- [Goal]
Write the data out again, character for character, with no images.
————————
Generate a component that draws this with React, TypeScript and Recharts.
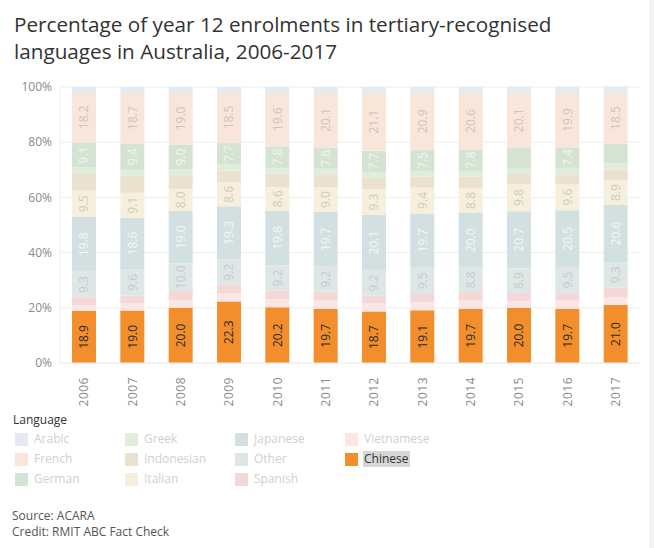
import React from "react"
import { BarChart, Bar, XAxis, YAxis, CartesianGrid, LabelList } from "recharts"

const years = ["2006", "2007", "2008", "2009", "2010", "2011", "2012", "2013", "2014", "2015", "2016", "2017"]

// values in % of enrolments, stacked bottom to top
const chinese = [18.9, 19.0, 20.0, 22.3, 20.2, 19.7, 18.7, 19.1, 19.7, 20.0, 19.7, 21.0]
const vietnamese = [2.1, 2.7, 2.8, 2.9, 3.0, 3.1, 2.9, 2.9, 2.9, 2.5, 2.9, 2.9]
const spanish = [2.8, 2.7, 3.3, 3.1, 3.0, 3.0, 2.8, 3.0, 3.1, 2.9, 2.7, 3.4]
const other = [9.3, 9.6, 10.0, 9.2, 9.2, 9.2, 9.2, 9.5, 8.8, 8.9, 9.5, 9.3]
const japanese = [19.8, 18.6, 19.0, 19.3, 19.8, 19.7, 20.1, 19.7, 20.0, 20.7, 20.5, 20.6]
const italian = [9.5, 9.1, 8.0, 8.6, 8.6, 9.0, 9.3, 9.4, 8.8, 9.8, 9.6, 8.9]
const indonesian = [6.4, 6.1, 5.0, 4.4, 4.8, 4.7, 4.2, 4.0, 4.2, 3.7, 3.5, 3.9]
const greek = [2.0, 2.2, 2.0, 2.2, 2.1, 2.0, 2.0, 2.0, 2.1, 1.9, 2.3, 2.2]
const german = [9.1, 9.4, 9.0, 7.7, 7.8, 7.6, 7.7, 7.5, 7.8, 7.5, 7.4, 7.2]
const french = [18.2, 18.7, 19.0, 18.5, 19.6, 20.1, 21.1, 20.9, 20.6, 20.1, 19.9, 18.5]
const arabic = [1.9, 1.9, 1.9, 1.8, 1.9, 1.9, 2.0, 2.0, 2.0, 2.0, 2.0, 2.0]

// years where the German mark label is hidden
const germanHiddenLabels = ["2015", "2017"]

const yTicks = [0, 0.2, 0.4, 0.6, 0.8, 1]

const series = [
  { key: "Chinese", values: chinese, color: "#F28E2B", label: "#2b2b2b" },
  { key: "Vietnamese", values: vietnamese, color: "#FAE6E5", label: null },
  { key: "Spanish", values: spanish, color: "#F4D8D8", label: null },
  { key: "Other", values: other, color: "#DEE7E6", label: "#C4CCCB" },
  { key: "Japanese", values: japanese, color: "#D3E0E1", label: "#F3F7F7" },
  { key: "Italian", values: italian, color: "#F6EFDB", label: "#CFCBC0" },
  { key: "Indonesian", values: indonesian, color: "#EAE2CF", label: null },
  { key: "Greek", values: greek, color: "#E1EDDC", label: null },
  { key: "German", values: german, color: "#D5E4D2", label: "#F1F6F0" },
  { key: "French", values: french, color: "#F8E6DA", label: "#CCC4BE" },
  { key: "Arabic", values: arabic, color: "#E3EAF2", label: null },
]

const legendColumns = [
  ["Arabic", "French", "German"],
  ["Greek", "Indonesian", "Italian"],
  ["Japanese", "Other", "Spanish"],
  ["Vietnamese", "Chinese"],
]

const data = years.map((year, i) => {
  const row: any = { year }
  series.forEach((s) => {
    row[s.key] = s.values[i]
    row[s.key + "Label"] = s.key === "German" && germanHiddenLabels.includes(year) ? null : s.values[i]
  })
  return row
})

const font = "'Open Sans', 'Noto Sans', sans-serif"

const makeLabel = (color: string) => (props: any) => {
  const { x, y, width, height, value } = props
  if (value == null) return null
  const cx = Number(x) + Number(width) / 2
  const cy = Number(y) + Number(height) / 2
  return (
    <text
      x={cx}
      y={cy}
      transform={`rotate(-90, ${cx}, ${cy})`}
      textAnchor="middle"
      dominantBaseline="central"
      fontSize={12}
      fontFamily={font}
      fill={color}
    >
      {Number(value).toFixed(1)}
    </text>
  )
}

const YearTick = (props: any) => {
  const { x, y, payload } = props
  return (
    <text
      x={x + 4}
      y={y + 6}
      transform={`rotate(-90, ${x + 4}, ${y + 6})`}
      textAnchor="end"
      fontSize={12}
      fontFamily={font}
      fill="#8a8a8a"
      letterSpacing={0.5}
    >
      {payload.value}
    </text>
  )
}

export default function App() {
  const colorOf = (k: string) => series.find((s) => s.key === k)!.color
  return (
    <div
      style={{
        position: "absolute",
        left: 0,
        top: 0,
        width: 654,
        height: 548,
        background: "#fff",
        fontFamily: font,
        overflow: "hidden",
      }}
    >
      <div
        style={{
          position: "absolute",
          left: 14,
          top: 11,
          fontSize: 20.7,
          lineHeight: "27px",
          color: "#333",
          whiteSpace: "nowrap",
        }}
      >
        <div>Percentage of year 12 enrolments in tertiary-recognised</div>
        <div>languages in Australia, 2006-2017</div>
      </div>
      <div style={{ position: "absolute", left: 0, top: 0 }}>
        <BarChart
          width={654}
          height={410}
          data={data}
          stackOffset="expand"
          barCategoryGap={12}
          margin={{ top: 87, right: 14, bottom: 0, left: 0 }}
        >
          <CartesianGrid vertical={false} stroke="#eeeeee" />
          <XAxis
            dataKey="year"
            tick={<YearTick />}
            tickLine={false}
            axisLine={{ stroke: "#eeeeee" }}
            height={47}
            interval={0}
          />
          <YAxis
            domain={[0, 1]}
            ticks={yTicks}
            tickFormatter={(v: number) => `${Math.round(v * 100)}%`}
            tick={{ fontSize: 12, fill: "#8a8a8a", fontFamily: font }}
            tickLine={false}
            axisLine={{ stroke: "#eeeeee" }}
            width={60}
          />
          {series.map((s) => (
            <Bar key={s.key} dataKey={s.key} stackId="a" fill={s.color} isAnimationActive={false}>
              {s.label && <LabelList dataKey={s.key + "Label"} content={makeLabel(s.label)} />}
            </Bar>
          ))}
        </BarChart>
      </div>
      <div style={{ position: "absolute", left: 13, top: 411, fontSize: 12, color: "#333" }}>Language</div>
      {legendColumns.map((col, ci) =>
        col.map((name, ri) => (
          <div
            key={name}
            style={{
              position: "absolute",
              left: 15 + ci * 110,
              top: 432 + ri * 20,
              height: 14,
              display: "flex",
              alignItems: "center",
              fontSize: 12,
              color: name === "Chinese" ? "#333" : "#d0d0d0",
            }}
          >
            <span style={{ width: 13, height: 13, background: colorOf(name), display: "inline-block" }} />
            <span
              style={{
                marginLeft: 5,
                padding: "0 1px",
                background: name === "Chinese" ? "#d6d6d6" : "transparent",
                lineHeight: "16px",
              }}
            >
              {name}
            </span>
          </div>
        ))
      )}
      <div style={{ position: "absolute", left: 12, top: 508, fontSize: 12, lineHeight: "16px", color: "#555" }}>
        <div>Source: ACARA</div>
        <div>Credit: RMIT ABC Fact Check</div>
      </div>
      <div style={{ position: "absolute", right: 0, top: 0, width: 5, height: 548, background: "#f2f2f2" }} />
    </div>
  )
}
————————
- [Answer for this exercise]
Generate a component that draws this with React, TypeScript and Recharts.
import React from "react"
import { BarChart, Bar, XAxis, YAxis, CartesianGrid, LabelList } from "recharts"

const years = ["2006", "2007", "2008", "2009", "2010", "2011", "2012", "2013", "2014", "2015", "2016", "2017"]

// values in % of enrolments, stacked bottom to top
const chinese = [18.9, 19.0, 20.0, 22.3, 20.2, 19.7, 18.7, 19.1, 19.7, 20.0, 19.7, 21.0]
const vietnamese = [2.1, 2.7, 2.8, 2.9, 3.0, 3.1, 2.9, 2.9, 2.9, 2.5, 2.9, 2.9]
const spanish = [2.8, 2.7, 3.3, 3.1, 3.0, 3.0, 2.8, 3.0, 3.1, 2.9, 2.7, 3.4]
const other = [9.3, 9.6, 10.0, 9.2, 9.2, 9.2, 9.2, 9.5, 8.8, 8.9, 9.5, 9.3]
const japanese = [19.8, 18.6, 19.0, 19.3, 19.8, 19.7, 20.1, 19.7, 20.0, 20.7, 20.5, 20.6]
const italian = [9.5, 9.1, 8.0, 8.6, 8.6, 9.0, 9.3, 9.4, 8.8, 9.8, 9.6, 8.9]
const indonesian = [6.4, 6.1, 5.0, 4.4, 4.8, 4.7, 4.2, 4.0, 4.2, 3.7, 3.5, 3.9]
const greek = [2.0, 2.2, 2.0, 2.2, 2.1, 2.0, 2.0, 2.0, 2.1, 1.9, 2.3, 2.2]
const german = [9.1, 9.4, 9.0, 7.7, 7.8, 7.6, 7.7, 7.5, 7.8, 7.5, 7.4, 7.2]
const french = [18.2, 18.7, 19.0, 18.5, 19.6, 20.1, 21.1, 20.9, 20.6, 20.1, 19.9, 18.5]
const arabic = [1.9, 1.9, 1.9, 1.8, 1.9, 1.9, 2.0, 2.0, 2.0, 2.0, 2.0, 2.0]

// years where the German mark label is hidden
const germanHiddenLabels = ["2015", "2017"]

const yTicks = [0, 0.2, 0.4, 0.6, 0.8, 1]

const series = [
  { key: "Chinese", values: chinese, color: "#F28E2B", label: "#2b2b2b" },
  { key: "Vietnamese", values: vietnamese, color: "#FAE6E5", label: null },
  { key: "Spanish", values: spanish, color: "#F4D8D8", label: null },
  { key: "Other", values: other, color: "#DEE7E6", label: "#C4CCCB" },
  { key: "Japanese", values: japanese, color: "#D3E0E1", label: "#F3F7F7" },
  { key: "Italian", values: italian, color: "#F6EFDB", label: "#CFCBC0" },
  { key: "Indonesian", values: indonesian, color: "#EAE2CF", label: null },
  { key: "Greek", values: greek, color: "#E1EDDC", label: null },
  { key: "German", values: german, color: "#D5E4D2", label: "#F1F6F0" },
  { key: "French", values: french, color: "#F8E6DA", label: "#CCC4BE" },
  { key: "Arabic", values: arabic, color: "#E3EAF2", label: null },
]

const legendColumns = [
  ["Arabic", "French", "German"],
  ["Greek", "Indonesian", "Italian"],
  ["Japanese", "Other", "Spanish"],
  ["Vietnamese", "Chinese"],
]

const data = years.map((year, i) => {
  const row: any = { year }
  series.forEach((s) => {
    row[s.key] = s.values[i]
    row[s.key + "Label"] = s.key === "German" && germanHiddenLabels.includes(year) ? null : s.values[i]
  })
  return row
})

const font = "'Open Sans', 'Noto Sans', sans-serif"

const makeLabel = (color: string) => (props: any) => {
  const { x, y, width, height, value } = props
  if (value == null) return null
  const cx = Number(x) + Number(width) / 2
  const cy = Number(y) + Number(height) / 2
  return (
    <text
      x={cx}
      y={cy}
      transform={`rotate(-90, ${cx}, ${cy})`}
      textAnchor="middle"
      dominantBaseline="central"
      fontSize={12}
      fontFamily={font}
      fill={color}
    >
      {Number(value).toFixed(1)}
    </text>
  )
}

const YearTick = (props: any) => {
  const { x, y, payload } = props
  return (
    <text
      x={x + 4}
      y={y + 6}
      transform={`rotate(-90, ${x + 4}, ${y + 6})`}
      textAnchor="end"
      fontSize={12}
      fontFamily={font}
      fill="#8a8a8a"
      letterSpacing={0.5}
    >
      {payload.value}
    </text>
  )
}

export default function App() {
  const colorOf = (k: string) => series.find((s) => s.key === k)!.color
  return (
    <div
      style={{
        position: "absolute",
        left: 0,
        top: 0,
        width: 654,
        height: 548,
        background: "#fff",
        fontFamily: font,
        overflow: "hidden",
      }}
    >
      <div
        style={{
          position: "absolute",
          left: 14,
          top: 11,
          fontSize: 20.7,
          lineHeight: "27px",
          color: "#333",
          whiteSpace: "nowrap",
        }}
      >
        <div>Percentage of year 12 enrolments in tertiary-recognised</div>
        <div>languages in Australia, 2006-2017</div>
      </div>
      <div style={{ position: "absolute", left: 0, top: 0 }}>
        <BarChart
          width={654}
          height={410}
          data={data}
          stackOffset="expand"
          barCategoryGap={12}
          margin={{ top: 87, right: 14, bottom: 0, left: 0 }}
        >
          <CartesianGrid vertical={false} stroke="#eeeeee" />
          <XAxis
            dataKey="year"
            tick={<YearTick />}
            tickLine={false}
            axisLine={{ stroke: "#eeeeee" }}
            height={47}
            interval={0}
          />
          <YAxis
            domain={[0, 1]}
            ticks={yTicks}
            tickFormatter={(v: number) => `${Math.round(v * 100)}%`}
            tick={{ fontSize: 12, fill: "#8a8a8a", fontFamily: font }}
            tickLine={false}
            axisLine={{ stroke: "#eeeeee" }}
            width={60}
          />
          {series.map((s) => (
            <Bar key={s.key} dataKey={s.key} stackId="a" fill={s.color} isAnimationActive={false}>
              {s.label && <LabelList dataKey={s.key + "Label"} content={makeLabel(s.label)} />}
            </Bar>
          ))}
        </BarChart>
      </div>
      <div style={{ position: "absolute", left: 13, top: 411, fontSize: 12, color: "#333" }}>Language</div>
      {legendColumns.map((col, ci) =>
        col.map((name, ri) => (
          <div
            key={name}
            style={{
              position: "absolute",
              left: 15 + ci * 110,
              top: 432 + ri * 20,
              height: 14,
              display: "flex",
              alignItems: "center",
              fontSize: 12,
              color: name === "Chinese" ? "#333" : "#d0d0d0",
            }}
          >
            <span style={{ width: 13, height: 13, background: colorOf(name), display: "inline-block" }} />
            <span
              style={{
                marginLeft: 5,
                padding: "0 1px",
                background: name === "Chinese" ? "#d6d6d6" : "transparent",
                lineHeight: "16px",
              }}
            >
              {name}
            </span>
          </div>
        ))
      )}
      <div style={{ position: "absolute", left: 12, top: 508, fontSize: 12, lineHeight: "16px", color: "#555" }}>
        <div>Source: ACARA</div>
        <div>Credit: RMIT ABC Fact Check</div>
      </div>
      <div style={{ position: "absolute", right: 0, top: 0, width: 5, height: 548, background: "#f2f2f2" }} />
    </div>
  )
}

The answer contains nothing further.